Rows from a dataset of charts and code:
════════

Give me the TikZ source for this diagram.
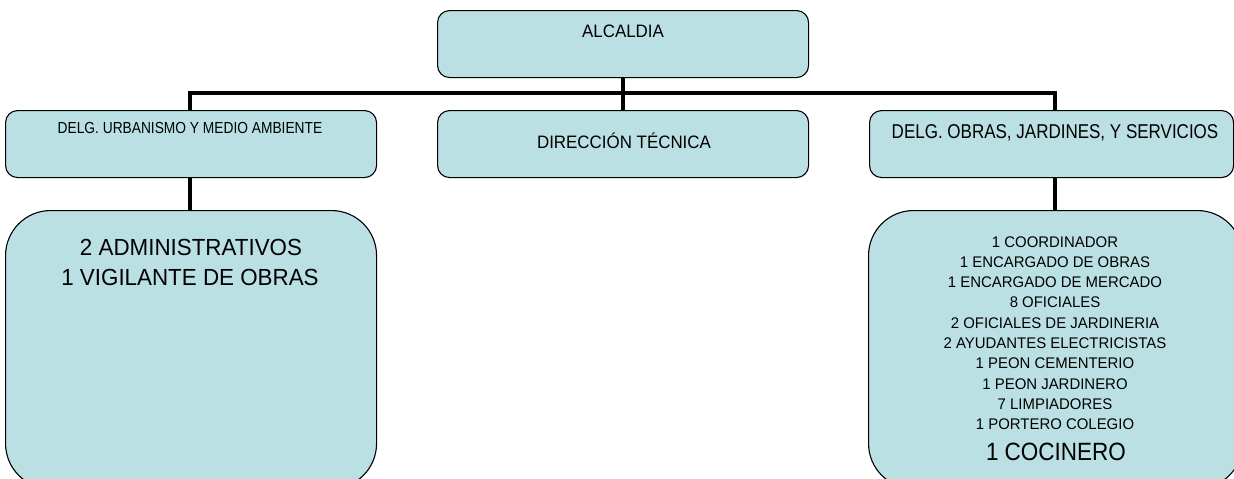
\documentclass[tikz,border=0pt]{standalone}
\usepackage{fontspec}
\setmainfont{Liberation Sans}
\definecolor{boxfill}{RGB}{187,224,227}
\newcommand\myfs[2]{\fontsize{#1}{#1}\selectfont\addfontfeature{FakeStretch=#2}}
\begin{document}
\begin{tikzpicture}[x=1pt,y=-1pt,
  smallbox/.style={draw=black,line width=1.1pt,fill=boxfill,rounded corners=12pt,inner sep=0pt},
  bigbox/.style={draw=black,line width=1.1pt,fill=boxfill,rounded corners=45pt,inner sep=0pt},
  conn/.style={draw=black,line width=4.5pt},
  lbl/.style={anchor=base,inner sep=0pt,text=black}]
\useasboundingbox (0,0) rectangle (1234,479);
\clip (0,0) rectangle (1234,479);
% connectors
\coordinate (alcb) at (623,77);
\coordinate (bar) at (623,93);
\coordinate (urbt) at (190,110);
\coordinate (dirt) at (623,110);
\coordinate (obrt) at (1055,110);
\coordinate (urbb) at (190,177);
\coordinate (obrb) at (1055,177);
\coordinate (admt) at (190,210);
\coordinate (pert) at (1055,210);
\draw[conn] (alcb) -- (dirt);
\draw[conn] (urbt) |- (bar) -| (obrt);
\draw[conn] (urbb) -- (admt);
\draw[conn] (obrb) -- (pert);
% boxes
\path (437,10) node[smallbox,anchor=north west,minimum width=371pt,minimum height=67pt] (alc) {};
\path (5,110) node[smallbox,anchor=north west,minimum width=371pt,minimum height=67pt] (urb) {};
\path (437,110) node[smallbox,anchor=north west,minimum width=371pt,minimum height=67pt] (dir) {};
\path (869,110) node[smallbox,anchor=north west,minimum width=364pt,minimum height=67pt] (obr) {};
\path (5,210) node[bigbox,anchor=north west,minimum width=371pt,minimum height=278pt] (adm) {};
\path (868,210) node[bigbox,anchor=north west,minimum width=374pt,minimum height=278pt] (per) {};
% labels
\node[lbl,font=\myfs{18}{0.94}] (talc) at (623,37) {ALCALDIA};
\node[lbl,font=\myfs{16}{0.86}] (turb) at (190,133) {DELG. URBANISMO Y MEDIO AMBIENTE};
\node[lbl,font=\myfs{18}{0.94}] (tdir) at (624,148) {DIRECCIÓN TÉCNICA};
\node[lbl,font=\myfs{20}{0.85}] (tobr) at (1055,138) {DELG. OBRAS, JARDINES, Y SERVICIOS};
\node[lbl,font=\myfs{23.3}{0.96}] (ta1) at (191,255) {2 ADMINISTRATIVOS};
\node[lbl,font=\myfs{23.3}{0.96}] (ta2) at (190,285) {1 VIGILANTE DE OBRAS};
\foreach \t [count=\i from 0] in {1 COORDINADOR,1 ENCARGADO DE OBRAS,1 ENCARGADO DE MERCADO,8 OFICIALES,2 OFICIALES DE JARDINERIA,2 AYUDANTES ELECTRICISTAS,1 PEON CEMENTERIO,1 PEON JARDINERO,7 LIMPIADORES,1 PORTERO COLEGIO}
  \node[lbl,font=\myfs{15.4}{0.97}] (tp\i) at (1055,247+20.33*\i) {\t};
\node[lbl,font=\myfs{25}{0.9}] (tcoc) at (1056,460) {1 COCINERO};
\end{tikzpicture}
\end{document}
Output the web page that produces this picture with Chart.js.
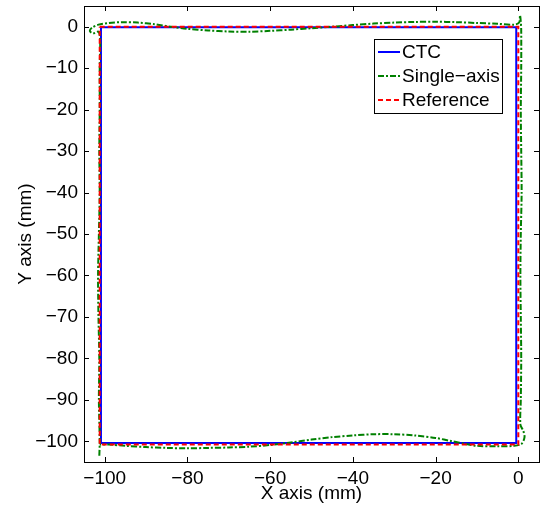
<!DOCTYPE html>
<html>
<head>
<meta charset="utf-8">
<script src="https://cdn.jsdelivr.net/npm/chart.js@4.4.0/dist/chart.umd.min.js"></script>
<style>
  html, body { margin: 0; padding: 0; background: #fff; }
</style>
</head>
<body>
<canvas id="myChart" width="545" height="508"></canvas>
<script>
// contour tracking of a 100 mm square, three trajectories
var seriesNames = ['CTC', 'Single\u2212axis', 'Reference'];

var ctcX = [-100.9, -0.5, -0.5, -100.9, -100.9];
var ctcY = [-0.1, -0.1, -100.4, -100.4, -0.1];

var singleX = [-101.3, -101.2, -101.4, -101.3, -101.5, -101.6, -101.4, -101.2, -101.3, -101.2, -101.2, -101.1, -101.5,
    -102.8, -103.6, -103.0, -101.5, -99,
    -96, -92, -88, -84, -80, -75, -70, -65, -60, -55, -50, -45, -40, -35, -30, -25, -20, -15, -10, -5, -1, 0.2, 0.4, 0.6, 0.7,
    0.7, 0.6, 0.7, 0.8, 0.6, 0.5, 0.6, 0.7, 0.6, 0.5, 1.2, 1.5, 0.8, -1,
    -5, -10, -13, -16, -20, -25, -30, -35, -40, -45, -50, -55, -60, -65, -70, -75, -80, -85, -90, -95, -99, -101.2];
var singleY = [-103.5, -100, -90, -80, -70, -60, -50, -40, -30, -20, -10, -3, -1.2,
    -1.6, -1.0, -0.2, 0.5, 0.9,
    1.1, 1.0, 0.6, 0.0, -0.5, -0.9, -1.15, -1.2, -1.0, -0.7, -0.35, 0.0, 0.4, 0.75, 1.0, 1.15, 1.2, 1.1, 0.9, 0.7, 0.5, 1.0, 2.8, 1.2, -1,
    -10, -20, -30, -40, -50, -60, -70, -80, -90, -96, -97.5, -99, -100.6, -101.1,
    -101.2, -101.1, -100.6, -100, -99.2, -98.6, -98.3, -98.3, -98.6, -99, -99.6, -100.3, -100.9, -101.3, -101.5, -101.6, -101.7, -101.6, -101.4, -101.1, -100.8, -100.8];

var refX = [-101.2, 0, 0, -101.2, -101.2];
var refY = [0, 0, -100.8, -100.8, 0];

var xTicks = [-100, -80, -60, -40, -20, 0];
var yTicks = [-100, -90, -80, -70, -60, -50, -40, -30, -20, -10, 0];

function toPoints(xs, ys) {
    return xs.map(function (x, i) { return { x: x, y: ys[i] }; });
}

function minusSign(v) {
    return String(v).replace('-', '\u2212');
}

var fontFamily = '"Liberation Sans", Arial, Helvetica, sans-serif';
var font19 = { family: fontFamily, size: 19 };

// axes box with inward ticks on all four sides
var boxPlugin = {
    id: 'boxAxes',
    afterDatasetsDraw: function (chart) {
        var ctx = chart.ctx, a = chart.chartArea;
        var sx = chart.scales.x, sy = chart.scales.y;
        ctx.save();
        ctx.strokeStyle = '#000';
        ctx.lineWidth = 1;
        ctx.strokeRect(Math.round(a.left) + 0.5, Math.round(a.top) + 0.5,
            Math.round(a.right - a.left), Math.round(a.bottom - a.top));
        ctx.beginPath();
        xTicks.forEach(function (v) {
            var px = Math.round(sx.getPixelForValue(v)) + 0.5;
            ctx.moveTo(px, a.bottom); ctx.lineTo(px, a.bottom - 5);
            ctx.moveTo(px, a.top); ctx.lineTo(px, a.top + 5);
        });
        yTicks.forEach(function (v) {
            var py = Math.round(sy.getPixelForValue(v)) + 0.5;
            ctx.moveTo(a.left, py); ctx.lineTo(a.left + 5, py);
            ctx.moveTo(a.right, py); ctx.lineTo(a.right - 5, py);
        });
        ctx.stroke();
        ctx.restore();
    }
};

// boxed legend in the upper right of the plot
var legendPlugin = {
    id: 'boxLegend',
    afterDraw: function (chart) {
        var ctx = chart.ctx, a = chart.chartArea;
        var left = Math.round(a.right) - 165, top = Math.round(a.top) + 33;
        var w = 128, h = 74, rowH = 24;
        ctx.save();
        ctx.fillStyle = '#fff';
        ctx.fillRect(left, top, w, h);
        ctx.strokeStyle = '#000';
        ctx.lineWidth = 1;
        ctx.strokeRect(left + 0.5, top + 0.5, w, h);
        ctx.font = '19px ' + fontFamily;
        ctx.textBaseline = 'middle';
        ctx.textAlign = 'left';
        chart.data.datasets.forEach(function (ds, i) {
            var y = top + 13 + i * rowH;
            ctx.beginPath();
            ctx.strokeStyle = ds.borderColor;
            ctx.lineWidth = ds.borderWidth;
            ctx.setLineDash(ds.borderDash || []);
            ctx.moveTo(left + 4, y);
            ctx.lineTo(left + 26, y);
            ctx.stroke();
            ctx.setLineDash([]);
            ctx.fillStyle = '#000';
            ctx.fillText(ds.label, left + 28, y + 1);
        });
        ctx.restore();
    }
};

var ctx = document.getElementById('myChart').getContext('2d');
var myChart = new Chart(ctx, {
    type: 'scatter',
    data: {
        datasets: [{
            label: seriesNames[0],
            data: toPoints(ctcX, ctcY),
            borderColor: '#0000ff',
            borderWidth: 2,
            order: 3
        }, {
            label: seriesNames[1],
            data: toPoints(singleX, singleY),
            borderColor: '#008000',
            borderWidth: 2,
            borderDash: [6, 2, 2, 2],
            tension: 0.3,
            order: 2
        }, {
            label: seriesNames[2],
            data: toPoints(refX, refY),
            borderColor: '#ff0000',
            borderWidth: 2,
            borderDash: [5, 3],
            order: 1
        }]
    },
    options: {
        responsive: false,
        devicePixelRatio: 1,
        animation: false,
        showLine: true,
        elements: { point: { radius: 0, hoverRadius: 0 }, line: { fill: false } },
        layout: { padding: { top: 6, right: 6, left: 0, bottom: 0 } },
        plugins: { legend: { display: false }, tooltip: { enabled: false } },
        scales: {
            x: {
                type: 'linear',
                min: -105,
                max: 5,
                afterBuildTicks: function (s) { s.ticks = xTicks.map(function (v) { return { value: v }; }); },
                // fixed axis band; end labels sit well inside the plot, so no side padding
                afterFit: function (s) { s.height = 46; s.paddingLeft = 0; s.paddingRight = 0; },
                grid: { display: false, drawTicks: false },
                border: { display: false },
                ticks: { color: '#000', font: font19, padding: 5, maxRotation: 0, autoSkip: false, callback: minusSign },
                title: { display: true, text: 'X axis (mm)', color: '#000', font: font19, padding: { top: 0, bottom: 3 } }
            },
            y: {
                type: 'linear',
                min: -105,
                max: 5,
                afterBuildTicks: function (s) { s.ticks = yTicks.map(function (v) { return { value: v }; }); },
                afterFit: function (s) { s.width = 84; s.paddingTop = 0; s.paddingBottom = 0; },
                grid: { display: false, drawTicks: false },
                border: { display: false },
                ticks: { color: '#000', font: font19, padding: 6, autoSkip: false, callback: minusSign },
                title: { display: true, text: 'Y axis (mm)', color: '#000', font: font19, padding: { top: 14, bottom: 0 } }
            }
        }
    },
    plugins: [boxPlugin, legendPlugin]
});
</script>
</body>
</html>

════════

Requirement:
Do not copy any pictures. Retype exactly the stretch from the line with "Output the web" through the line with "var ctcY = [-0.1, -0.1, -100.4, -100.4, -0.1];".

Right answer:
Output the web page that produces this picture with Chart.js.
<!DOCTYPE html>
<html>
<head>
<meta charset="utf-8">
<script src="https://cdn.jsdelivr.net/npm/chart.js@4.4.0/dist/chart.umd.min.js"></script>
<style>
  html, body { margin: 0; padding: 0; background: #fff; }
</style>
</head>
<body>
<canvas id="myChart" width="545" height="508"></canvas>
<script>
// contour tracking of a 100 mm square, three trajectories
var seriesNames = ['CTC', 'Single\u2212axis', 'Reference'];

var ctcX = [-100.9, -0.5, -0.5, -100.9, -100.9];
var ctcY = [-0.1, -0.1, -100.4, -100.4, -0.1];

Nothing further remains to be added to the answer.